Zestig voormalige werknemers hebben bij de verwijzende rechter een vordering tot schadevergoeding ingesteld tegen de failliete nv Wibra België en tegen de nieuwe vennootschap, de bv Wibra België. De nv Wibra België stelt dat de vorderingen ongegrond zijn omdat zij betrekking hebben op schending van cao nr. 24 betreffende het collectieve ontslag en omdat zij zijn gebaseerd op cao nr. 32 bis betreffende de overgang van ondernemingen. Met betrekking tot het bezwaar dat nauwkeurige en concrete informatie over het collectieve ontslag ontbreekt, stelt zij dat er een onderscheid moet worden gemaakt tussen de periode vóór de procedure van gerechtelijke reorganisatie, de periode erna en het faillissement zelf. Zij meent dat de transactie tussen de failliete nv Wibra België en de bv Wibra België niet kan worden aangemerkt als een overgang van onderneming krachtens overeenkomst in de zin van cao nr. 32 bis, maar dat de rechten van de overgenomen werknemers moeten worden onderzocht in het kader van een overname van activa na faillissement.

De prejudiciële vraag

Moet artikel 5, lid 1, van richtlijn [2001]/23/EG van de Raad van 12 maart 2001 inzake de onderlinge aanpassing van de wetgevingen der lidstaten betreffende het behoud van de rechten van de werknemers bij overgang van ondernemingen, vestigingen of onderdelen van ondernemingen of vestigingen aldus worden uitgelegd dat aan de daarin gestelde voorwaarde, namelijk dat de artikelen 3 en 4 van deze richtlijn niet van toepassing zijn op een overgang van een onderneming wanneer de vervreemder verwikkeld is in een faillissementsprocedure of in een soortgelijke procedure met het oog op de liquidatie van zijn vermogen, niet is voldaan wanneer de overgang van een onderneming of een deel ervan is voorbereid vóór de opening van de faillissementsprocedure met het oog op de liquidatie van het vermogen van de vervreemder, in dit geval in het kader van een procedure van gerechtelijke reorganisatie, waarbij een overdrachtsakkoord is gesloten dat door de bevoegde rechtbank niet is gehomologeerd, en dat vervolgens onmiddellijk na de faillietverklaring ten uitvoer wordt gelegd, zonder toepassing van enige nationale wettelijke of bestuursrechtelijke bepaling?

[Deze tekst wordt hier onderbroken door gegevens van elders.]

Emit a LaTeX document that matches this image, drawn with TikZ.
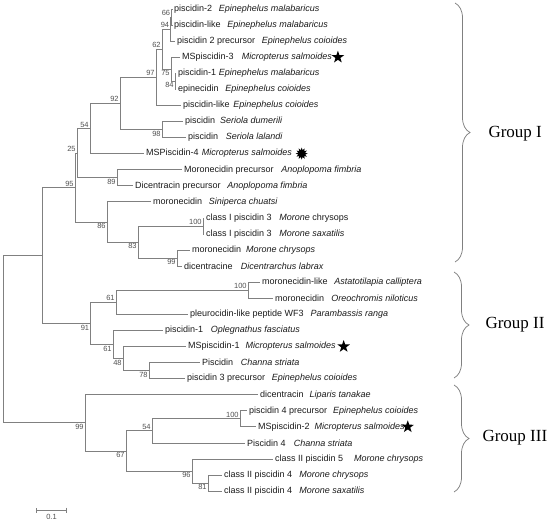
\documentclass[tikz,border=0pt]{standalone}
\usepackage{fontspec}
\newfontfamily\arialf{Liberation Sans}
\newfontfamily\timesf{Liberation Serif}
\usetikzlibrary{arrows.meta, positioning, shapes.geometric, decorations.pathreplacing}
\definecolor{tline}{HTML}{808080}
\definecolor{tboot}{HTML}{505050}
\definecolor{ttext}{HTML}{1A1A1A}
\newcommand{\taxon}[3][0.75em]{#2\hspace{#1}\textit{#3}}
\tikzset{
  branch/.style={draw=tline, line width=0.75pt},
  leaf/.style={anchor=west, inner xsep=2pt, inner ysep=1pt, text=ttext,
               font=\arialf\fontsize{9}{10}\selectfont},
  boot/.style={text=tboot, inner sep=1.2pt, font=\arialf\fontsize{7.5}{8}\selectfont},
  mark5/.style={star, star points=5, star point ratio=2.5, fill=black,
                inner sep=0pt, minimum size=13pt},
  mark12/.style={star, star points=12, star point ratio=1.7, fill=black,
                 inner sep=0pt, minimum size=12pt},
  grp/.style={decorate, decoration={brace, amplitude=15pt}, draw=tline, line width=0.75pt},
  grplabel/.style={anchor=west, text=black, font=\timesf\fontsize{17}{20}\selectfont},
}

\begin{document}
\begin{tikzpicture}[x=1pt, y=-1pt]
  \useasboundingbox (0,0) rectangle (550,530);

  %% ── leaves ──
  \node[leaf] (l1)  at (172,9.0)   {\taxon{piscidin-2}{Epinephelus malabaricus}};
  \node[leaf] (l2)  at (172,25.1)  {\taxon{piscidin-like}{Epinephelus malabaricus}};
  \node[leaf] (l3)  at (175,41.1)  {\taxon{piscidin 2 precursor}{Epinephelus coioides}};
  \node[leaf] (l4)  at (180,57.2)  {\taxon[0.9em]{MSpiscidin-3}{Micropterus salmoides}};
  \node[leaf] (l5)  at (176,73.3)  {\taxon[0.3em]{piscidin-1}{Epinephelus malabaricus}};
  \node[leaf] (l6)  at (176,89.4)  {\taxon{epinecidin}{Epinephelus coioides}};
  \node[leaf] (l7)  at (181,105.4) {\taxon[0.4em]{piscidin-like}{Epinephelus coioides}};
  \node[leaf] (l8)  at (183,121.5) {\taxon[0.55em]{piscidin}{Seriola dumerili}};
  \node[leaf] (l9)  at (186,137.6) {\taxon[0.85em]{piscidin}{Seriola lalandi}};
  \node[leaf] (l10) at (144,153.6) {\taxon[0.35em]{MSPiscidin-4}{Micropterus salmoides}};
  \node[leaf] (l11) at (182,169.7) {\taxon[0.85em]{Moronecidin precursor}{Anoplopoma fimbria}};
  \node[leaf] (l12) at (133,185.8) {\taxon{Dicentracin precursor}{Anoplopoma fimbria}};
  \node[leaf] (l13) at (151,201.8) {\taxon{moronecidin}{Siniperca chuatsi}};
  \node[leaf] (l14) at (204,217.9) {class I piscidin 3\hspace{0.85em}\textit{Morone} chrysops};
  \node[leaf] (l15) at (204,234.0) {\taxon[0.85em]{class I piscidin 3}{Morone saxatilis}};
  \node[leaf] (l16) at (190,250.1) {\taxon[0.55em]{moronecidin}{Morone chrysops}};
  \node[leaf] (l17) at (182,266.1) {\taxon[0.9em]{dicentracine}{Dicentrarchus labrax}};
  \node[leaf] (l18) at (260,282.2) {\taxon{moronecidin-like}{Astatotilapia calliptera}};
  \node[leaf] (l19) at (273,298.3) {\taxon[0.8em]{moronecidin}{Oreochromis niloticus}};
  \node[leaf] (l20) at (188,314.3) {\taxon{pleurocidin-like peptide WF3}{Parambassis ranga}};
  \node[leaf] (l21) at (163,330.4) {\taxon[0.85em]{piscidin-1}{Oplegnathus fasciatus}};
  \node[leaf] (l22) at (186,346.5) {\taxon[0.65em]{MSpiscidin-1}{Micropterus salmoides}};
  \node[leaf] (l23) at (200,362.5) {\taxon[0.85em]{Piscidin}{Channa striata}};
  \node[leaf] (l24) at (185,378.6) {\taxon{piscidin 3 precursor}{Epinephelus coioides}};
  \node[leaf] (l25) at (258,394.7) {\taxon[0.65em]{dicentracin}{Liparis tanakae}};
  \node[leaf] (l26) at (247,410.8) {\taxon[0.65em]{piscidin 4 precursor}{Epinephelus coioides}};
  \node[leaf] (l27) at (256,426.8) {\taxon[0.55em]{MSpiscidin-2}{Micropterus salmoides}};
  \node[leaf] (l28) at (245,442.9) {\taxon[0.9em]{Piscidin 4}{Channa striata}};
  \node[leaf] (l29) at (273,459.0) {\taxon[1.2em]{class II piscidin 5}{Morone chrysops}};
  \node[leaf] (l30) at (222,475.0) {\taxon[0.8em]{class II piscidin 4}{Morone chrysops}};
  \node[leaf] (l31) at (222,491.1) {\taxon[0.8em]{class II piscidin 4}{Morone saxatilis}};

  %% ── markers ──
  \node[mark5, right=0pt of l4] (s4) {};
  \node[mark12, right=1pt of l10] (s10) {};
  \node[mark5, right=2pt of l22] (s22) {};
  \node[mark5, right=-3pt of l27] (s27) {};

  %% ── internal nodes (bootstrap) ──
  \coordinate[label={[boot]above left:66}]  (a1)  at (171.5,17.0);
  \coordinate[label={[boot]above left:94}]  (a2)  at (170.5,29.1);
  \coordinate[label={[boot]below left:84}]  (a4)  at (175,81.3);
  \coordinate[label={[boot]below left:75}]  (a3)  at (171,69.3);
  \coordinate[label={[boot]above left:62}]  (a5)  at (162,49.2);
  \coordinate[label={[boot]above left:97}]  (a6)  at (156,77.3);
  \coordinate[label={[boot]below left:98}]  (a7)  at (162,129.5);
  \coordinate[label={[boot]above left:92}]  (a8)  at (120,103.4);
  \coordinate[label={[boot]above left:54}]  (a9)  at (90,128.5);
  \coordinate[label={[boot]below left:89}]  (a10) at (117,177.7);
  \coordinate[label={[boot]above left:25}]  (a11) at (77,153.1);
  \coordinate[label={[boot]above left:100}] (a12) at (203,226.0);
  \coordinate[label={[boot]below left:99}]  (a13) at (177,258.1);
  \coordinate[label={[boot]below left:83}]  (a14) at (138,242.0);
  \coordinate[label={[boot]below left:86}]  (a15) at (107,221.9);
  \coordinate[label={[boot]above left:95}]  (a16) at (75,187.5);
  \coordinate[label={[boot]above left:100}] (b1)  at (248,290.2);
  \coordinate[label={[boot]above left:61}]  (b2)  at (116,302.3);
  \coordinate[label={[boot]below left:78}]  (b3)  at (149,370.6);
  \coordinate[label={[boot]below left:48}]  (b4)  at (123,358.5);
  \coordinate[label={[boot]below left:61}]  (b5)  at (113,344.5);
  \coordinate[label={[boot]below left:91}]  (b6)  at (90.5,323.4);
  \coordinate (c0) at (42,255.5);
  \coordinate[label={[boot]above left:100}] (d1)  at (240,418.8);
  \coordinate[label={[boot]above left:54}]  (d2)  at (152,430.8);
  \coordinate[label={[boot]below left:81}]  (d3)  at (208,483.1);
  \coordinate[label={[boot]below left:96}]  (d4)  at (192,471.0);
  \coordinate[label={[boot]below left:67}]  (d5)  at (126,450.9);
  \coordinate[label={[boot]below left:99}]  (d6)  at (85,422.8);
  \coordinate (root) at (3,339.1);

  %% ── branches ──
  \draw[branch] (a1) |- (l1.west)  (a1) |- (l2.west);
  \draw[branch] (a2) |- (a1)       (a2) |- (l3.west);
  \draw[branch] (a4) |- (l5.west)  (a4) |- (l6.west);
  \draw[branch] (a3) |- (l4.west)  (a3) |- (a4);
  \draw[branch] (a5) |- (a2)       (a5) |- (a3);
  \draw[branch] (a6) |- (a5)       (a6) |- (l7.west);
  \draw[branch] (a7) |- (l8.west)  (a7) |- (l9.west);
  \draw[branch] (a8) |- (a6)       (a8) |- (a7);
  \draw[branch] (a9) |- (a8)       (a9) |- (l10.west);
  \draw[branch] (a10) |- (l11.west) (a10) |- (l12.west);
  \draw[branch] (a11) |- (a9)      (a11) |- (a10);
  \draw[branch] (a12) |- (l14.west) (a12) |- (l15.west);
  \draw[branch] (a13) |- (l16.west) (a13) |- (l17.west);
  \draw[branch] (a14) |- (a12)     (a14) |- (a13);
  \draw[branch] (a15) |- (l13.west) (a15) |- (a14);
  \draw[branch] (a16) |- (a11)     (a16) |- (a15);
  \draw[branch] (b1) |- (l18.west) (b1) |- (l19.west);
  \draw[branch] (b2) |- (b1)       (b2) |- (l20.west);
  \draw[branch] (b3) |- (l23.west) (b3) |- (l24.west);
  \draw[branch] (b4) |- (l22.west) (b4) |- (b3);
  \draw[branch] (b5) |- (l21.west) (b5) |- (b4);
  \draw[branch] (b6) |- (b2)       (b6) |- (b5);
  \draw[branch] (c0) |- (a16)      (c0) |- (b6);
  \draw[branch] (d1) |- (l26.west) (d1) |- (l27.west);
  \draw[branch] (d2) |- (d1)       (d2) |- (l28.west);
  \draw[branch] (d3) |- (l30.west) (d3) |- (l31.west);
  \draw[branch] (d4) |- (l29.west) (d4) |- (d3);
  \draw[branch] (d5) |- (d2)       (d5) |- (d4);
  \draw[branch] (d6) |- (l25.west) (d6) |- (d5);
  \draw[branch] (root) |- (c0)     (root) |- (d6);

  %% ── groups ──
  \coordinate (g1t) at (455,3);   \coordinate (g1b) at (455,262);
  \coordinate (g2t) at (454,272); \coordinate (g2b) at (454,378);
  \coordinate (g3t) at (454,385); \coordinate (g3b) at (454,492);
  \draw[grp] (g1t) -- (g1b);
  \draw[grp] (g2t) -- (g2b);
  \draw[grp] (g3t) -- (g3b);
  \node[grplabel] (g1) at (485,134) {Group I};
  \node[grplabel] (g2) at (482,325) {Group II};
  \node[grplabel] (g3) at (479,438) {Group III};

  %% ── scale bar ──
  \coordinate (sb0) at (36,510);
  \coordinate (sb1) at (67,510);
  \draw[branch, {Bar[width=5pt]}-{Bar[width=5pt]}] (sb0) -- (sb1)
    node[boot, midway, below=3pt] (sbl) {0.1};
\end{tikzpicture}
\end{document}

Het standpunt van het Hof van Justitie op 3 april 2025

Artikel 5, lid 1, van Richtlijn 2001/23/EG van de Raad van 12 maart 2001 betreffende de onderlinge aanpassing van de wetgevingen der lidstaten inzake het handhaven van de rechten van de werknemers bij overgang van ondernemingen, vestigingen of delen van ondernemingen of vestigingen, moet aldus worden uitgelegd:

het is van toepassing in een situatie waarin een faillissementsprocedure volgt op een gerechtelijke reorganisatieprocedure waarbij een gedeeltelijke overdrachtsovereenkomst van de betrokken onderneming is opgesteld, maar niet door de bevoegde rechter is bekrachtigd voordat deze wordt uitgevoerd nadat het faillissement is uitgesproken. Dit geldt onder voorwaarde dat de faillissements- of insolventieprocedure die is ingesteld, daadwerkelijk is geopend met het oog op de vereffening van het vermogen van de overdrager, dat deze procedure onder toezicht staat van een bevoegde overheidsinstantie, en dat het gebruik ervan niet als misbruik kan worden aangemerkt.